## begin

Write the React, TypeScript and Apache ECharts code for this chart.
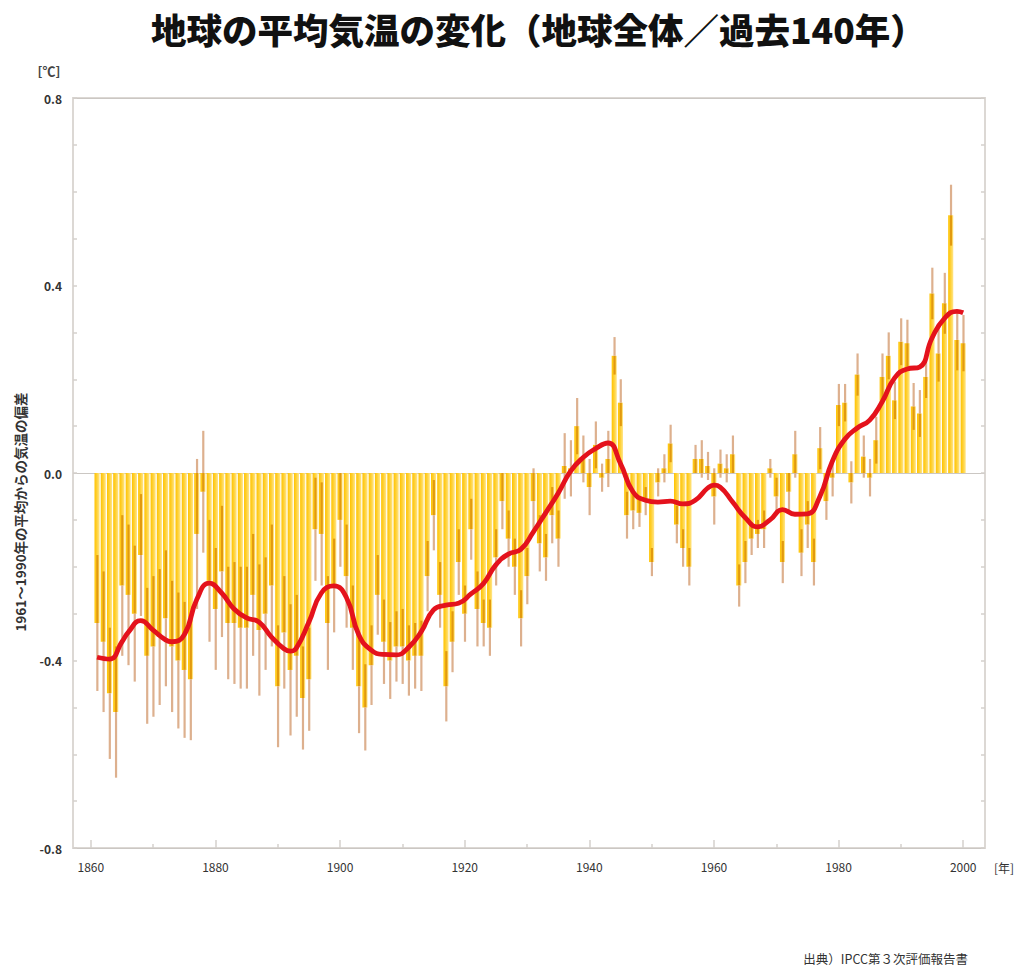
import React, { useEffect, useRef } from 'react';
import * as echarts from 'echarts';

const startYear = 1861;

// annual anomaly (°C, relative to 1961-1990), 1861..2000
const anomaly = [
  -0.32, -0.36, -0.47, -0.51, -0.24, -0.26, -0.30, -0.175, -0.39, -0.37,
  -0.35, -0.31, -0.37, -0.40, -0.42, -0.44, -0.13, -0.04, -0.23, -0.29,
  -0.21, -0.32, -0.32, -0.33, -0.33, -0.26, -0.335, -0.30, -0.24, -0.455,
  -0.34, -0.42, -0.39, -0.48, -0.44, -0.12, -0.13, -0.32, -0.24, -0.10,
  -0.22, -0.33, -0.455, -0.50, -0.41, -0.26, -0.36, -0.40, -0.37, -0.37,
  -0.40, -0.39, -0.39, -0.22, -0.09, -0.26, -0.455, -0.36, -0.19, -0.30,
  -0.12, -0.29, -0.32, -0.33, -0.18, -0.06, -0.14, -0.20, -0.31, -0.22,
  -0.06, -0.15, -0.18, -0.09, -0.14, 0.015, 0.01, 0.10, 0.03, -0.03,
  0.06, -0.01, 0.03, 0.25, 0.15, -0.09, -0.08, -0.085, -0.06, -0.19,
  -0.02, 0.01, 0.063, -0.11, -0.16, -0.20, 0.03, 0.03, 0.015, -0.05,
  0.02, 0.01, 0.04, -0.24, -0.19, -0.14, -0.13, -0.12, 0.01, -0.05,
  -0.19, -0.04, 0.04, -0.17, -0.11, -0.19, 0.053, -0.06, -0.01, 0.145,
  0.15, -0.02, 0.21, 0.035, -0.01, 0.07, 0.205, 0.25, 0.155, 0.28,
  0.277, 0.142, 0.127, 0.205, 0.383, 0.255, 0.362, 0.55, 0.284, 0.277,
];

// ± uncertainty (2 standard errors), 1861..2000
const uncertainty = [
  0.145, 0.15, 0.14, 0.14, 0.15, 0.15, 0.145, 0.13, 0.145, 0.15,
  0.145, 0.145, 0.14, 0.145, 0.145, 0.13, 0.16, 0.13, 0.13, 0.13,
  0.14, 0.12, 0.13, 0.13, 0.13, 0.13, 0.14, 0.12, 0.13, 0.13,
  0.12, 0.14, 0.13, 0.11, 0.11, 0.11, 0.11, 0.10, 0.10, 0.10,
  0.11, 0.09, 0.10, 0.092, 0.085, 0.085, 0.09, 0.082, 0.075, 0.08,
  0.075, 0.07, 0.075, 0.075, 0.075, 0.07, 0.075, 0.065, 0.07, 0.06,
  0.065, 0.08, 0.05, 0.06, 0.06, 0.06, 0.06, 0.06, 0.06, 0.06,
  0.07, 0.06, 0.05, 0.06, 0.06, 0.07, 0.06, 0.06, 0.05, 0.06,
  0.05, 0.03, 0.06, 0.04, 0.05, 0.05, 0.04, 0.03, 0.03, 0.03,
  0.03, 0.03, 0.04, 0.04, 0.04, 0.04, 0.03, 0.04, 0.03, 0.06,
  0.03, 0.03, 0.04, 0.045, 0.045, 0.035, 0.03, 0.04, 0.02, 0.04,
  0.045, 0.04, 0.05, 0.05, 0.05, 0.05, 0.045, 0.04, 0.04, 0.045,
  0.04, 0.045, 0.045, 0.045, 0.04, 0.05, 0.05, 0.05, 0.04, 0.05,
  0.05, 0.05, 0.05, 0.045, 0.055, 0.06, 0.065, 0.065, 0.065, 0.06,
];

// smoothed curve
const smoothYears = [
  1861, 1863, 1865, 1866, 1868, 1870, 1872, 1873, 1875, 1877, 1879, 1881, 1883, 1885,
  1887, 1889, 1891, 1892, 1893, 1895, 1897, 1899, 1901, 1903, 1905, 1907, 1909, 1911,
  1913, 1915, 1917, 1919, 1921, 1923, 1925, 1927, 1929, 1931, 1933, 1935, 1937, 1939,
  1941, 1943, 1945, 1947, 1949, 1951, 1953, 1955, 1957, 1959, 1960, 1961, 1963, 1965,
  1967, 1969, 1971, 1973, 1975, 1977, 1979, 1981, 1983, 1985, 1987, 1989, 1991, 1993,
  1995, 1997, 1999, 2000,
];
const smoothValues = [
  -0.393, -0.397, -0.36, -0.34, -0.315, -0.335, -0.356, -0.36, -0.345, -0.27, -0.235, -0.256, -0.29, -0.309,
  -0.318, -0.35, -0.375, -0.38, -0.373, -0.318, -0.256, -0.241, -0.265, -0.345, -0.378, -0.387, -0.388, -0.372,
  -0.339, -0.292, -0.282, -0.278, -0.258, -0.236, -0.196, -0.173, -0.163, -0.126, -0.085, -0.043, 0.004, 0.033,
  0.052, 0.064, 0.02, -0.04, -0.058, -0.062, -0.06, -0.066, -0.058, -0.032, -0.026, -0.03, -0.062, -0.095,
  -0.115, -0.1, -0.078, -0.088, -0.087, -0.05, 0.025, 0.072, 0.096, 0.113, 0.152, 0.203, 0.222, 0.226,
  0.288, 0.33, 0.345, 0.342,
];

const xTickLabels = [1860, 1880, 1900, 1920, 1940, 1960, 1980, 2000];
const xMinorTicks = [1870, 1890, 1910, 1930, 1950, 1970, 1990];

const FONT = "'Noto Sans CJK JP', 'Noto Sans', sans-serif";

export default function App() {
  const ref = useRef<HTMLDivElement>(null);

  useEffect(() => {
    document.body.style.margin = '0';
    if (!ref.current) return;
    const chart = echarts.init(ref.current, undefined, { renderer: 'svg' });

    const barData = anomaly.map((v, i) => [startYear + i, v, uncertainty[i]]);
    const lineData = smoothYears.map((y, i) => [y, smoothValues[i]]);

    const barFill = new echarts.graphic.LinearGradient(0, 0, 1, 0, [
      { offset: 0, color: '#FFC300' },
      { offset: 0.5, color: '#FFD23A' },
      { offset: 1, color: '#FFE68C' },
    ]);

    const renderItem = (params: any, api: any) => {
      const x = api.value(0);
      const v = api.value(1);
      const e = api.value(2);
      const w = api.size([1, 0])[0];
      const bw = w * 0.82;
      const p0 = api.coord([x, 0]);
      const p1 = api.coord([x, v]);
      const children: any[] = [];
      children.push({
        type: 'rect',
        shape: { x: p0[0] - bw / 2, y: Math.min(p0[1], p1[1]), width: bw, height: Math.abs(p1[1] - p0[1]) },
        style: { fill: barFill },
      });
      const barLo = Math.min(0, v);
      const barHi = Math.max(0, v);
      const eLo = v - e;
      const eHi = v + e;
      const seg = (a: number, b: number, color: string) => {
        if (b <= a) return;
        const pa = api.coord([x, a]);
        const pb = api.coord([x, b]);
        children.push({
          type: 'line',
          shape: { x1: pa[0] + 0.3, y1: pa[1], x2: pb[0] + 0.3, y2: pb[1] },
          style: { stroke: color, lineWidth: 2.2 },
        });
      };
      seg(Math.max(eLo, barLo), Math.min(eHi, barHi), '#E29A0E');
      seg(eLo, Math.min(eHi, barLo), '#DDB08E');
      seg(Math.max(eLo, barHi), eHi, '#DDB08E');
      return { type: 'group', children };
    };

    const yLabel = (val: number) => {
      const k = Math.round(val * 10);
      if (k % 4 !== 0) return '';
      return (k / 10).toFixed(1);
    };

    const option: any = {
      animation: false,
      backgroundColor: '#ffffff',
      title: {
        text: '地球の平均気温の変化（地球全体／過去140年）',
        left: 146,
        top: 6,
        textStyle: { fontFamily: FONT, fontSize: 35.5, fontWeight: 900, color: '#111' },
      },
      grid: {
        left: 73,
        right: 37,
        top: 98,
        bottom: 123,
        show: true,
        borderColor: '#dcd8d4',
        borderWidth: 2,
        backgroundColor: 'transparent',
      },
      xAxis: [
        {
          type: 'value',
          min: 1857.14,
          max: 2003.5,
          position: 'bottom',
          axisLine: { show: false, onZero: false },
          splitLine: { show: false },
          axisTick: {
            show: true,
            inside: true,
            length: 8,
            customValues: xTickLabels,
            lineStyle: { color: '#d4d0cc', width: 1.5 },
          },
          axisLabel: {
            customValues: xTickLabels,
            formatter: (v: number) => String(Math.round(v)),
            margin: 12,
            color: '#333',
            fontSize: 12,
            fontFamily: FONT,
          },
        },
        {
          type: 'value',
          min: 1857.14,
          max: 2003.5,
          position: 'bottom',
          axisLine: { show: false, onZero: false },
          splitLine: { show: false },
          axisTick: {
            show: true,
            inside: true,
            length: 4,
            customValues: xMinorTicks,
            lineStyle: { color: '#d4d0cc', width: 1.5 },
          },
          axisLabel: { show: false },
        },
      ],
      yAxis: [
        {
          type: 'value',
          min: -0.8,
          max: 0.8,
          interval: 0.1,
          axisLine: { show: false, onZero: false },
          splitLine: { show: false },
          axisTick: { show: true, inside: true, length: 4, lineStyle: { color: '#d4d0cc', width: 1.5 } },
          axisLabel: {
            formatter: yLabel,
            margin: 11,
            color: '#333',
            fontSize: 12,
            fontWeight: 'bold',
            fontFamily: FONT,
          },
        },
        {
          type: 'value',
          min: -0.8,
          max: 0.8,
          interval: 0.1,
          position: 'right',
          axisLine: { show: false, onZero: false },
          splitLine: { show: false },
          axisTick: { show: true, inside: true, length: 4, lineStyle: { color: '#d4d0cc', width: 1.5 } },
          axisLabel: { show: false },
        },
        {
          type: 'value',
          min: -0.8,
          max: 0.8,
          interval: 0.8,
          position: 'left',
          axisLine: { show: false, onZero: false },
          axisTick: { show: false },
          axisLabel: { show: false },
          splitLine: { show: true, lineStyle: { color: '#cbc7c3', width: 1 } },
        },
      ],
      series: [
        {
          type: 'custom',
          name: 'annual',
          renderItem,
          encode: { x: 0, y: 1 },
          data: barData,
          z: 2,
        },
        {
          type: 'line',
          name: 'smoothed',
          data: lineData,
          smooth: 0.5,
          symbol: 'none',
          lineStyle: { color: '#E4121C', width: 4.8 },
          z: 5,
        },
      ],
      graphic: [
        {
          type: 'text',
          x: 49,
          y: 70,
          style: {
            text: '[℃]',
            fontSize: 13,
            fontWeight: 'bold',
            fontFamily: FONT,
            fill: '#444',
            textAlign: 'center',
            textVerticalAlign: 'middle',
            align: 'center',
            verticalAlign: 'middle',
          },
        },
        {
          type: 'text',
          x: 1004,
          y: 867,
          style: {
            text: '[年]',
            fontSize: 12,
            fontFamily: FONT,
            fill: '#333',
            textAlign: 'center',
            textVerticalAlign: 'middle',
            align: 'center',
            verticalAlign: 'middle',
          },
        },
        {
          type: 'text',
          x: 20,
          y: 512,
          rotation: Math.PI / 2,
          style: {
            text: '1961～1990年の平均からの気温の偏差',
            fontSize: 13.5,
            fontWeight: 'bold',
            fontFamily: FONT,
            fill: '#333',
            textAlign: 'center',
            textVerticalAlign: 'middle',
            align: 'center',
            verticalAlign: 'middle',
          },
        },
        {
          type: 'text',
          x: 968,
          y: 958,
          style: {
            text: '出典）IPCC第３次評価報告書',
            fontSize: 12.5,
            fontFamily: FONT,
            fill: '#333',
            textAlign: 'right',
            textVerticalAlign: 'middle',
            align: 'right',
            verticalAlign: 'middle',
          },
        },
      ],
    };

    chart.setOption(option);
    return () => chart.dispose();
  }, []);

  return (
    <div
      ref={ref}
      style={{ position: 'fixed', left: 0, top: 0, width: 1022, height: 971, background: '#fff' }}
    />
  );
}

## end

From the first line above through the line containing "const startYear = 1861;", copy everything exactly, without the pictures.

Write the React, TypeScript and Apache ECharts code for this chart.
import React, { useEffect, useRef } from 'react';
import * as echarts from 'echarts';

const startYear = 1861;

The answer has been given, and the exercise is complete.